■ **BRIEF**
Would you return the run of lines that starts at the one with "Rebuild this chart" and ends at the one with "from matplotlib.patches import Patch", ends included, exactly as written and without the images?

— Start DATA FOR PROCESSING —

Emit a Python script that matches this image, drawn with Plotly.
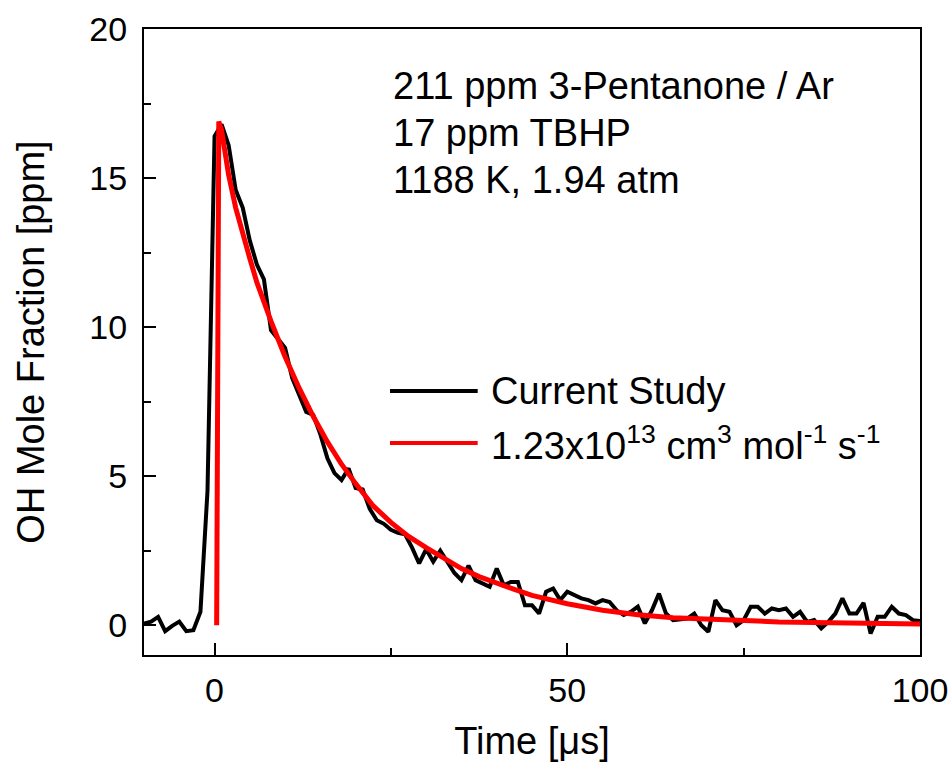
import plotly.graph_objects as go

# Measured OH trace (Current Study)
time_meas = list(range(-10, 101))
oh_meas = [
    0.05, 0.12, 0.28, -0.2, -0.02, 0.12, -0.2, -0.17, 0.45, 4.5,   # -10..-1
    16.4, 16.8, 16.1, 14.6, 14.0, 12.9, 12.1, 11.6, 9.9, 9.6,      # 0..9
    9.3, 8.3, 7.7, 7.15, 7.05, 6.4, 5.6, 5.1, 4.87, 5.26,          # 10..19
    4.6, 4.55, 3.9, 3.52, 3.4, 3.2, 3.1, 3.05, 2.6, 2.07,          # 20..29
    2.55, 2.13, 2.5, 2.13, 1.75, 1.51, 2.0, 1.51, 1.4, 1.29,       # 30..39
    1.9, 1.34, 1.45, 1.45, 0.67, 0.67, 0.39, 1.12, 1.23, 0.84,     # 40..49
    1.12, 1.0, 0.9, 0.84, 0.73, 0.84, 0.78, 0.5, 0.34, 0.45,       # 50..59
    0.62, 0.06, 0.5, 1.06, 0.39, 0.17, 0.2, 0.22, 0.39, 0.0,       # 60..69
    -0.22, 0.84, 0.5, 0.45, 0.0, 0.17, 0.62, 0.62, 0.39, 0.56,     # 70..79
    0.5, 0.56, 0.28, 0.45, 0.11, 0.17, -0.11, 0.11, 0.39, 0.9,     # 80..89
    0.39, 0.39, 0.75, -0.28, 0.28, 0.28, 0.62, 0.39, 0.34, 0.17,   # 90..99
    0.14,                                                          # 100
]

# Model fit (k = 1.23e13 cm3 mol-1 s-1)
time_fit = [0.3, 0.6, 1, 2, 3, 4, 5, 6, 7, 8, 9, 10, 12, 14, 16, 18, 20,
            22.5, 25, 27.5, 30, 32.5, 35, 37.5, 40, 42.5, 45, 47.5, 50,
            55, 60, 65, 70, 75, 80, 85, 90, 95, 100]
oh_fit = [0.0, 16.9, 16.6, 15.1, 14.0, 13.1, 12.3, 11.5, 10.8, 10.2, 9.6,
          9.0, 7.95, 7.0, 6.15, 5.4, 4.75, 4.0, 3.45, 2.98, 2.6, 2.25, 1.9,
          1.63, 1.4, 1.2, 1.0, 0.85, 0.72, 0.5, 0.35, 0.25, 0.19, 0.14,
          0.11, 0.09, 0.07, 0.05, 0.04]

series_names = ["Current Study",
                "1.23x10<sup>13</sup> cm<sup>3</sup> mol<sup>-1</sup> s<sup>-1</sup>"]
series_colors = ["#000000", "#ff0000"]
info_lines = ["211 ppm 3-Pentanone / Ar", "17 ppm TBHP", "1188 K, 1.94 atm"]

x_ticks = [0, 50, 100]
y_ticks = [0, 5, 10, 15, 20]

FONT = "Liberation Sans, Arial, sans-serif"

fig = go.Figure()
fig.add_trace(go.Scatter(x=time_meas, y=oh_meas, mode="lines",
                         line=dict(color=series_colors[0], width=4),
                         name=series_names[0], showlegend=False))
fig.add_trace(go.Scatter(x=time_fit, y=oh_fit, mode="lines",
                         line=dict(color=series_colors[1], width=5),
                         name=series_names[1], showlegend=False))

axis_common = dict(showline=True, linecolor="black", linewidth=2, mirror=True,
                   ticks="inside", tickcolor="black", tickwidth=2, ticklen=12,
                   showgrid=False, zeroline=False, automargin=False,
                   tickfont=dict(family=FONT, size=34, color="black"))

fig.update_xaxes(range=[-10, 100], tickvals=x_ticks,
                 minor=dict(ticks="inside", dtick=25, ticklen=7, tickwidth=2,
                            tickcolor="black", showgrid=False),
                 title=dict(text="Time [&#956;s]", font=dict(family=FONT, size=38, color="black"),
                            standoff=20),
                 ticklabelstandoff=4,
                 **axis_common)
fig.update_yaxes(range=[-1, 20], tickvals=y_ticks,
                 minor=dict(ticks="inside", dtick=2.5, ticklen=7, tickwidth=2,
                            tickcolor="black", showgrid=False),
                 title=dict(text="OH Mole Fraction [ppm]", font=dict(family=FONT, size=38, color="black"),
                            standoff=33),
                 ticklabelstandoff=8,
                 **axis_common)

# Info text
info_y = [0.909, 0.834, 0.758]
for txt, yy in zip(info_lines, info_y):
    fig.add_annotation(x=0.318, y=yy, xref="paper", yref="paper", text=txt,
                       showarrow=False, xanchor="left", yanchor="middle",
                       font=dict(family=FONT, size=38, color="black"))

# Custom legend
leg_y = [0.4217, 0.3387]
for name, col, yy in zip(series_names, series_colors, leg_y):
    fig.add_shape(type="line", xref="paper", yref="paper",
                  x0=0.317, x1=0.430, y0=yy, y1=yy,
                  line=dict(color=col, width=4))
    fig.add_annotation(x=0.444, y=yy, xref="paper", yref="paper", text=name,
                       showarrow=False, xanchor="left", yanchor="middle",
                       font=dict(family=FONT, size=38, color="black"))

fig.update_layout(width=952, height=765,
                  margin=dict(l=144, r=32, t=29, b=110),
                  plot_bgcolor="white", paper_bgcolor="white",
                  showlegend=False)

fig.write_html("out.html")
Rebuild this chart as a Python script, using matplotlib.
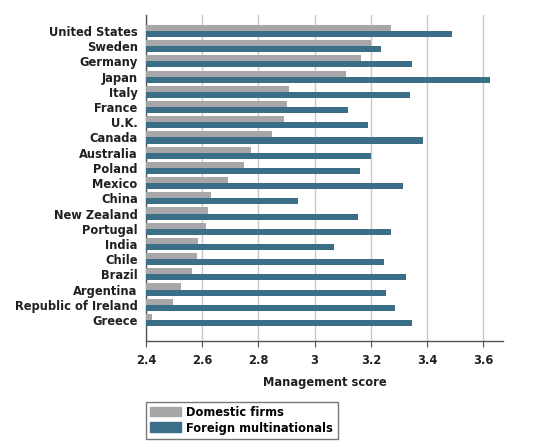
import matplotlib
matplotlib.use('Agg')
import numpy as np
import matplotlib.pyplot as plt
from matplotlib.patches import Patch

countries = ['United States', 'Sweden', 'Germany', 'Japan', 'Italy', 'France', 'U.K.',
             'Canada', 'Australia', 'Poland', 'Mexico', 'China', 'New Zealand', 'Portugal',
             'India', 'Chile', 'Brazil', 'Argentina', 'Republic of Ireland', 'Greece']
domestic = [3.27, 3.20, 3.165, 3.11, 2.91, 2.90, 2.89, 2.85, 2.775, 2.75, 2.69, 2.63,
            2.62, 2.615, 2.585, 2.58, 2.565, 2.525, 2.495, 2.42]
foreign = [3.49, 3.235, 3.345, 3.625, 3.34, 3.12, 3.19, 3.385, 3.20, 3.16, 3.315, 2.94,
           3.155, 3.27, 3.07, 3.245, 3.325, 3.255, 3.285, 3.345]
xticks = [2.4, 2.6, 2.8, 3.0, 3.2, 3.4, 3.6]
xticklabels = ['2.4', '2.6', '2.8', '3', '3.2', '3.4', '3.6']

grey = '#a7a7a9'
blue = '#3b6e87'
plt.rcParams['font.family'] = ['DejaVu Sans']
plt.rcParams['font.stretch'] = 'condensed'
plt.rcParams['font.weight'] = 'bold'
plt.rcParams['axes.labelweight'] = 'bold'

fs = 9.2
fig = plt.figure(figsize=(5.45, 4.47), dpi=100)
ax = fig.add_axes([146/545, 1 - 341/447, (503-146)/545, (341-15)/447])

y = np.arange(len(countries))
h = 0.4
ax.barh(y - h/2, [d - 2.4 for d in domestic], left=2.4, height=h, color=grey, zorder=3)
ax.barh(y + h/2, [f - 2.4 for f in foreign], left=2.4, height=h, color=blue, zorder=3)

ax.set_ylim(len(countries) - 1 + 1.38, -1.05)
ax.set_xlim(2.4, 3.67)
ax.set_yticks(y)
ax.set_yticklabels(countries, fontsize=fs, color='#231f20')
ax.tick_params(axis='y', length=0, pad=6)
ax.set_xticks(xticks)
ax.set_xticklabels(xticklabels, fontsize=fs, color='#231f20')
ax.tick_params(axis='x', length=4, color='#555555', pad=5)
ax.grid(axis='x', color='#c8c8c8', linewidth=1, zorder=0)
for s in ['top', 'right']:
    ax.spines[s].set_visible(False)
for s in ['left', 'bottom']:
    ax.spines[s].set_color('#555555')
    ax.spines[s].set_linewidth(1)
ax.set_xlabel('Management score', fontsize=fs, color='#231f20', labelpad=7)

handles = [Patch(color=grey, label='Domestic firms'), Patch(color=blue, label='Foreign multinationals')]
leg = fig.legend(handles=handles, loc='lower left', bbox_to_anchor=(146/545, 1 - 439/447),
                 fontsize=fs, frameon=True, fancybox=False, handlelength=2.4, handleheight=0.8,
                 handletextpad=0.4, labelspacing=0.2, borderpad=0.35, borderaxespad=0)
leg.get_frame().set_edgecolor('#555555')
leg.get_frame().set_linewidth(1)

fig.savefig('out.png', dpi=100)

— End DATA FOR PROCESSING —

■ **SOLUTION**
Rebuild this chart as a Python script, using matplotlib.
import matplotlib
matplotlib.use('Agg')
import numpy as np
import matplotlib.pyplot as plt
from matplotlib.patches import Patch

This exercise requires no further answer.